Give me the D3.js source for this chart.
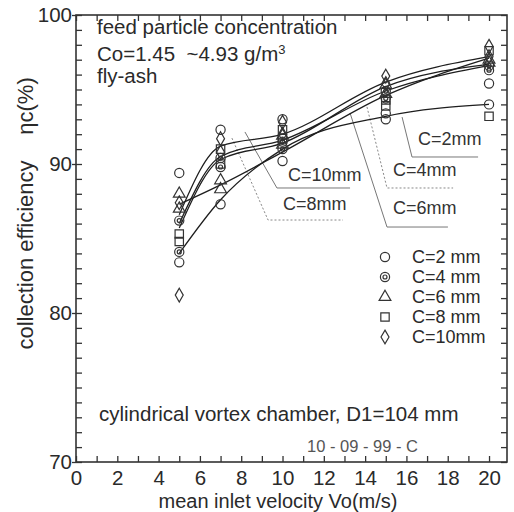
<!DOCTYPE html>
<html><head><meta charset="utf-8">
<script src="https://cdn.jsdelivr.net/npm/d3@7"></script>
<style>
html,body{margin:0;padding:0;background:#fff;}
svg{display:block;font-family:"Liberation Sans",Arial,sans-serif;}
</style></head>
<body>
<svg id="c" width="514" height="512"></svg>
<script>
// ---- data ----
const velocities = [5, 7, 10, 15, 20];
const seriesNames = ["C=2 mm", "C=4 mm", "C=6 mm", "C=8 mm", "C=10mm"];
const seriesSymbols = ["circle", "dotcircle", "triangle", "square", "diamond"];
// fitted curves (collection efficiency %, per velocity)
const fitC2 = [84.0, 87.6, 91.0, 93.2, 94.0];
const fitC4 = [86.0, 90.5, 91.6, 94.9, 96.6];
const fitC6 = [87.3, 88.6, 90.8, 94.6, 97.1];
const fitC8 = [85.7, 90.3, 91.4, 95.2, 96.7];
const fitC10 = [86.6, 91.2, 92.0, 95.5, 97.2];
// measured points (several runs per velocity)
const obsC2 = [[89.4, 83.4], [92.3, 87.3], [90.2, 93.0], [93.0, 93.4], [95.4, 94.0]];
const obsC4 = [[86.2, 84.1], [90.4, 89.8], [91.5, 91.0], [94.9, 94.4], [96.6, 96.3]];
const obsC6 = [[88.0, 87.0], [88.9, 88.3], [91.9, 91.3], [95.3, 94.7], [97.0, 96.8]];
const obsC8 = [[85.3, 84.8], [90.0, 91.0], [92.3, 91.7], [94.3, 93.9], [97.6, 93.2]];
const obsC10 = [[87.4, 81.2], [91.7, 90.8], [92.8, 92.0], [95.9, 95.4], [97.9, 97.2]];
const xTickLabels = [0, 2, 4, 6, 8, 10, 12, 14, 16, 18, 20];
const yTickLabels = [70, 80, 90, 100];
// curve labels with leader lines (data units)
const calloutText = ["C=2mm", "C=4mm", "C=6mm", "C=10mm", "C=8mm"];
const calloutPath = [
  [[15.79, 93.15], [16.27, 90.47], [19.47, 90.47]],
  [[14.09, 93.83], [15.06, 88.39], [18.26, 88.39]],
  [[13.27, 93.42], [15.06, 85.77], [18.01, 85.77]],
  [[8.18, 92.15], [9.73, 88.39], [13.27, 88.39]],
  [[7.55, 91.74], [9.30, 86.24], [12.93, 86.24]]
];
const calloutAnchor = [[16.56, 91.28], [15.35, 89.19], [15.35, 86.64], [10.27, 88.86], [10.02, 86.91]];
const calloutDash = [false, true, false, false, true];

// ---- chart ----
const fits = [fitC2, fitC4, fitC6, fitC8, fitC10];
const obs = [obsC2, obsC4, obsC6, obsC8, obsC10];
const svg = d3.select("#c");
const L = 76, R = 507, T = 15, B = 462;
const x = d3.scaleLinear().domain([0, 20.87]).range([L, R]);
const y = d3.scaleLinear().domain([70, 100]).range([B, T]);
const ink = "#2a2a2a";

// frame
svg.append("rect").attr("x", L).attr("y", T).attr("width", R - L).attr("height", B - T)
  .attr("fill", "none").attr("stroke", "#333").attr("stroke-width", 1.6);

function styleAxis(g) {
  g.select(".domain").remove();
  g.selectAll(".tick line").attr("stroke", "#333").attr("stroke-width", 1.3);
  g.selectAll("text").attr("fill", ink).attr("font-size", 20.5).attr("font-family", "Liberation Sans, Arial, sans-serif");
}
const minorX = d3.range(0, 21, 1);
const minorY = d3.range(70, 101, 1);
svg.append("g").attr("transform", `translate(0,${B})`)
  .call(d3.axisBottom(x).tickValues(minorX).tickSize(-6).tickFormat("")).call(styleAxis);
svg.append("g").attr("transform", `translate(0,${T})`)
  .call(d3.axisTop(x).tickValues(minorX).tickSize(-6).tickFormat("")).call(styleAxis);
svg.append("g").attr("transform", `translate(${L},0)`)
  .call(d3.axisLeft(y).tickValues(minorY).tickSize(-6).tickFormat("")).call(styleAxis);
svg.append("g").attr("transform", `translate(${R},0)`)
  .call(d3.axisRight(y).tickValues(minorY).tickSize(-6).tickFormat("")).call(styleAxis);
// labels
svg.append("g").attr("transform", `translate(0,${B})`)
  .call(d3.axisBottom(x).tickValues(xTickLabels).tickSize(0).tickPadding(8)).call(styleAxis);
svg.append("g").attr("transform", `translate(${L},0)`)
  .call(d3.axisLeft(y).tickValues(yTickLabels).tickSize(4).tickPadding(0)).call(styleAxis);

// axis titles
svg.append("text").attr("x", 278).attr("y", 508).attr("text-anchor", "middle")
  .attr("font-size", 20).attr("fill", ink).text("mean inlet velocity Vo(m/s)");
svg.append("text").attr("transform", "translate(33,255) rotate(-90)").attr("text-anchor", "middle")
  .attr("font-size", 22).attr("fill", ink).text("collection efficiency");
svg.append("text").attr("transform", "translate(33,106) rotate(-90)").attr("text-anchor", "middle")
  .attr("font-size", 22).attr("fill", ink).text("ηc(%)");

// annotations
const ann = svg.append("g").attr("font-size", 20.5).attr("fill", ink);
ann.append("text").attr("x", 97).attr("y", 34).text("feed particle concentration");
const co = ann.append("text").attr("x", 97).attr("y", 61);
co.append("tspan").text("Co=1.45\u00a0\u00a0~4.93 g/m");
co.append("tspan").attr("dy", -7).attr("font-size", 13).text("3");
ann.append("text").attr("x", 97).attr("y", 83).text("fly-ash");
ann.append("text").attr("x", 99).attr("y", 421).text("cylindrical vortex chamber, D1=104 mm");
svg.append("text").attr("x", 307).attr("y", 452).attr("font-size", 16.5).attr("fill", "#555")
  .text("10 - 09 - 99 - C");

// callouts
const lineGen = d3.line().x(d => x(d[0])).y(d => y(d[1]));
calloutPath.forEach((p, i) => {
  svg.append("path").attr("d", lineGen(p)).attr("fill", "none")
    .attr("stroke", calloutDash[i] ? "#888" : "#777").attr("stroke-width", 1)
    .attr("stroke-dasharray", calloutDash[i] ? "2,2" : null);
  svg.append("text").attr("x", x(calloutAnchor[i][0])).attr("y", y(calloutAnchor[i][1]))
    .attr("font-size", 18).attr("fill", "#333").text(calloutText[i]);
});

// curves
const curveGen = d3.line().x((d, i) => x(velocities[i])).y(d => y(d)).curve(d3.curveMonotoneX);
fits.forEach(f => {
  svg.append("path").attr("d", curveGen(f)).attr("fill", "none")
    .attr("stroke", "#1e1e1e").attr("stroke-width", 1.3);
});

// symbols
function drawSymbol(g, type, cx, cy) {
  const s = {stroke: "#333", "stroke-width": 1.2, fill: "none"};
  let el;
  if (type === "circle" || type === "dotcircle") {
    el = g.append("circle").attr("cx", cx).attr("cy", cy).attr("r", 4.6);
    if (type === "dotcircle") {
      const inner = g.append("circle").attr("cx", cx).attr("cy", cy).attr("r", 2);
      Object.entries(s).forEach(([k, v]) => inner.attr(k, v));
    }
  } else {
    const map = {triangle: d3.symbolTriangle, square: d3.symbolSquare, diamond: d3.symbolDiamond};
    const size = {triangle: 60, square: 70, diamond: 55}[type];
    el = g.append("path").attr("d", d3.symbol(map[type], size)())
      .attr("transform", `translate(${cx},${cy})`);
  }
  Object.entries(s).forEach(([k, v]) => el.attr(k, v));
}
const pg = svg.append("g");
obs.forEach((ser, si) => {
  ser.forEach((vals, vi) => {
    vals.forEach(v => drawSymbol(pg, seriesSymbols[si], x(velocities[vi]), y(v)));
  });
});

// legend
const lg = svg.append("g");
seriesNames.forEach((n, i) => {
  const cy = 257 + i * 20;
  drawSymbol(lg, seriesSymbols[i], 385, cy);
  lg.append("text").attr("x", 412).attr("y", cy).attr("dy", "0.35em")
    .attr("font-size", 18).attr("fill", ink).text(n);
});
</script>
</body></html>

* **Given request**
Begin at the first line of the data above and repeat each line exactly, stopping after the line containing "const calloutDash = [false, true, false, false, true];". Omit the pictures.

* **Solution to the exercise**
Give me the D3.js source for this chart.
<!DOCTYPE html>
<html><head><meta charset="utf-8">
<script src="https://cdn.jsdelivr.net/npm/d3@7"></script>
<style>
html,body{margin:0;padding:0;background:#fff;}
svg{display:block;font-family:"Liberation Sans",Arial,sans-serif;}
</style></head>
<body>
<svg id="c" width="514" height="512"></svg>
<script>
// ---- data ----
const velocities = [5, 7, 10, 15, 20];
const seriesNames = ["C=2 mm", "C=4 mm", "C=6 mm", "C=8 mm", "C=10mm"];
const seriesSymbols = ["circle", "dotcircle", "triangle", "square", "diamond"];
// fitted curves (collection efficiency %, per velocity)
const fitC2 = [84.0, 87.6, 91.0, 93.2, 94.0];
const fitC4 = [86.0, 90.5, 91.6, 94.9, 96.6];
const fitC6 = [87.3, 88.6, 90.8, 94.6, 97.1];
const fitC8 = [85.7, 90.3, 91.4, 95.2, 96.7];
const fitC10 = [86.6, 91.2, 92.0, 95.5, 97.2];
// measured points (several runs per velocity)
const obsC2 = [[89.4, 83.4], [92.3, 87.3], [90.2, 93.0], [93.0, 93.4], [95.4, 94.0]];
const obsC4 = [[86.2, 84.1], [90.4, 89.8], [91.5, 91.0], [94.9, 94.4], [96.6, 96.3]];
const obsC6 = [[88.0, 87.0], [88.9, 88.3], [91.9, 91.3], [95.3, 94.7], [97.0, 96.8]];
const obsC8 = [[85.3, 84.8], [90.0, 91.0], [92.3, 91.7], [94.3, 93.9], [97.6, 93.2]];
const obsC10 = [[87.4, 81.2], [91.7, 90.8], [92.8, 92.0], [95.9, 95.4], [97.9, 97.2]];
const xTickLabels = [0, 2, 4, 6, 8, 10, 12, 14, 16, 18, 20];
const yTickLabels = [70, 80, 90, 100];
// curve labels with leader lines (data units)
const calloutText = ["C=2mm", "C=4mm", "C=6mm", "C=10mm", "C=8mm"];
const calloutPath = [
  [[15.79, 93.15], [16.27, 90.47], [19.47, 90.47]],
  [[14.09, 93.83], [15.06, 88.39], [18.26, 88.39]],
  [[13.27, 93.42], [15.06, 85.77], [18.01, 85.77]],
  [[8.18, 92.15], [9.73, 88.39], [13.27, 88.39]],
  [[7.55, 91.74], [9.30, 86.24], [12.93, 86.24]]
];
const calloutAnchor = [[16.56, 91.28], [15.35, 89.19], [15.35, 86.64], [10.27, 88.86], [10.02, 86.91]];
const calloutDash = [false, true, false, false, true];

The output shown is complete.